WRITTEN EXERCISE: Copy all of the material word for word, except for the pictures.

======== SUPPLIED INFORMATION

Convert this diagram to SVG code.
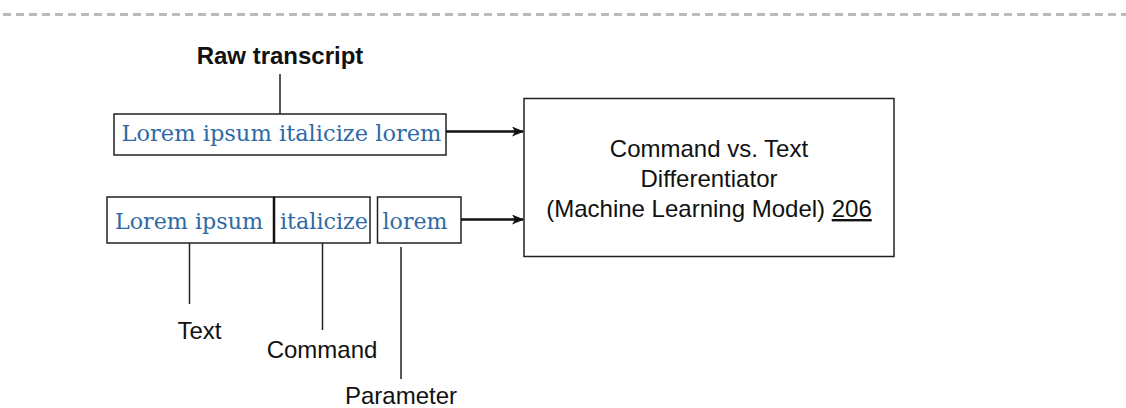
<svg xmlns="http://www.w3.org/2000/svg" width="1126" height="408" viewBox="0 0 1126 408">
<style>
.box{fill:#fff;stroke:#222;stroke-width:1.5}
.ser{font-family:"DejaVu Serif","Liberation Serif",serif;font-size:21.5px;fill:#2e6aa5;text-anchor:middle}
.sans{font-family:"Liberation Sans",Arial,sans-serif;font-size:24px;fill:#111;text-anchor:middle}
.ln{stroke:#222;stroke-width:1.5;fill:none}
.arr{stroke:#111;stroke-width:2.5;fill:none;marker-end:url(#ah)}
</style>
<defs>
<marker id="ah" markerWidth="12" markerHeight="10" refX="11" refY="5" orient="auto" markerUnits="userSpaceOnUse">
<path d="M0,0 L12,5 L0,10 L3,5 Z" fill="#111"/>
</marker>
</defs>
<rect width="1126" height="408" fill="#fff"/>
<line x1="3" y1="14.5" x2="1126" y2="14.5" stroke="#bbbbbb" stroke-width="3" stroke-dasharray="8 5"/>
<g id="raw-label">
<text class="sans" x="280" y="64" font-weight="bold" font-size="24.5px">Raw transcript</text>
</g>
<g id="raw-box">
<rect class="box" x="114" y="114" width="332" height="41"/>
<text class="ser" x="281.5" y="141" textLength="320" lengthAdjust="spacingAndGlyphs">Lorem ipsum italicize lorem</text>
</g>
<g id="seg-text">
<rect class="box" x="107" y="197" width="167" height="46"/>
<text class="ser" x="189" y="229" textLength="148" lengthAdjust="spacingAndGlyphs">Lorem ipsum</text>
</g>
<g id="seg-command">
<rect class="box" x="274" y="197" width="96" height="46"/>
<line x1="274" y1="197" x2="274" y2="243" stroke="#111" stroke-width="2.5"/>
<text class="ser" x="324" y="229" textLength="88" lengthAdjust="spacingAndGlyphs">italicize</text>
</g>
<g id="seg-parameter">
<rect class="box" x="377.5" y="197" width="83.5" height="46"/>
<text class="ser" x="415" y="229" textLength="65" lengthAdjust="spacingAndGlyphs">lorem</text>
</g>
<g id="differentiator">
<rect class="box" x="524" y="98.5" width="370" height="158"/>
<text class="sans" x="709" y="157">Command vs. Text</text>
<text class="sans" x="709" y="187">Differentiator</text>
<text class="sans" x="709" y="217">(Machine Learning Model) <tspan text-decoration="underline">206</tspan></text>
</g>
<g id="label-text"><text class="sans" x="199.5" y="339">Text</text></g>
<g id="label-command"><text class="sans" x="322" y="358">Command</text></g>
<g id="label-parameter"><text class="sans" x="401" y="404">Parameter</text></g>
<g id="connectors">
<line class="ln" x1="280" y1="74" x2="280" y2="114"/>
<line class="arr" x1="446" y1="131.5" x2="523" y2="131.5"/>
<line class="arr" x1="461" y1="219.5" x2="523" y2="219.5"/>
<line class="ln" x1="189.5" y1="243" x2="189.5" y2="304"/>
<line class="ln" x1="322.5" y1="243" x2="322.5" y2="330"/>
<line class="ln" x1="401" y1="247" x2="401" y2="379"/>
</g>
</svg>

================

SOLVED EXERCISE:
Convert this diagram to SVG code.
<svg xmlns="http://www.w3.org/2000/svg" width="1126" height="408" viewBox="0 0 1126 408">
<style>
.box{fill:#fff;stroke:#222;stroke-width:1.5}
.ser{font-family:"DejaVu Serif","Liberation Serif",serif;font-size:21.5px;fill:#2e6aa5;text-anchor:middle}
.sans{font-family:"Liberation Sans",Arial,sans-serif;font-size:24px;fill:#111;text-anchor:middle}
.ln{stroke:#222;stroke-width:1.5;fill:none}
.arr{stroke:#111;stroke-width:2.5;fill:none;marker-end:url(#ah)}
</style>
<defs>
<marker id="ah" markerWidth="12" markerHeight="10" refX="11" refY="5" orient="auto" markerUnits="userSpaceOnUse">
<path d="M0,0 L12,5 L0,10 L3,5 Z" fill="#111"/>
</marker>
</defs>
<rect width="1126" height="408" fill="#fff"/>
<line x1="3" y1="14.5" x2="1126" y2="14.5" stroke="#bbbbbb" stroke-width="3" stroke-dasharray="8 5"/>
<g id="raw-label">
<text class="sans" x="280" y="64" font-weight="bold" font-size="24.5px">Raw transcript</text>
</g>
<g id="raw-box">
<rect class="box" x="114" y="114" width="332" height="41"/>
<text class="ser" x="281.5" y="141" textLength="320" lengthAdjust="spacingAndGlyphs">Lorem ipsum italicize lorem</text>
</g>
<g id="seg-text">
<rect class="box" x="107" y="197" width="167" height="46"/>
<text class="ser" x="189" y="229" textLength="148" lengthAdjust="spacingAndGlyphs">Lorem ipsum</text>
</g>
<g id="seg-command">
<rect class="box" x="274" y="197" width="96" height="46"/>
<line x1="274" y1="197" x2="274" y2="243" stroke="#111" stroke-width="2.5"/>
<text class="ser" x="324" y="229" textLength="88" lengthAdjust="spacingAndGlyphs">italicize</text>
</g>
<g id="seg-parameter">
<rect class="box" x="377.5" y="197" width="83.5" height="46"/>
<text class="ser" x="415" y="229" textLength="65" lengthAdjust="spacingAndGlyphs">lorem</text>
</g>
<g id="differentiator">
<rect class="box" x="524" y="98.5" width="370" height="158"/>
<text class="sans" x="709" y="157">Command vs. Text</text>
<text class="sans" x="709" y="187">Differentiator</text>
<text class="sans" x="709" y="217">(Machine Learning Model) <tspan text-decoration="underline">206</tspan></text>
</g>
<g id="label-text"><text class="sans" x="199.5" y="339">Text</text></g>
<g id="label-command"><text class="sans" x="322" y="358">Command</text></g>
<g id="label-parameter"><text class="sans" x="401" y="404">Parameter</text></g>
<g id="connectors">
<line class="ln" x1="280" y1="74" x2="280" y2="114"/>
<line class="arr" x1="446" y1="131.5" x2="523" y2="131.5"/>
<line class="arr" x1="461" y1="219.5" x2="523" y2="219.5"/>
<line class="ln" x1="189.5" y1="243" x2="189.5" y2="304"/>
<line class="ln" x1="322.5" y1="243" x2="322.5" y2="330"/>
<line class="ln" x1="401" y1="247" x2="401" y2="379"/>
</g>
</svg>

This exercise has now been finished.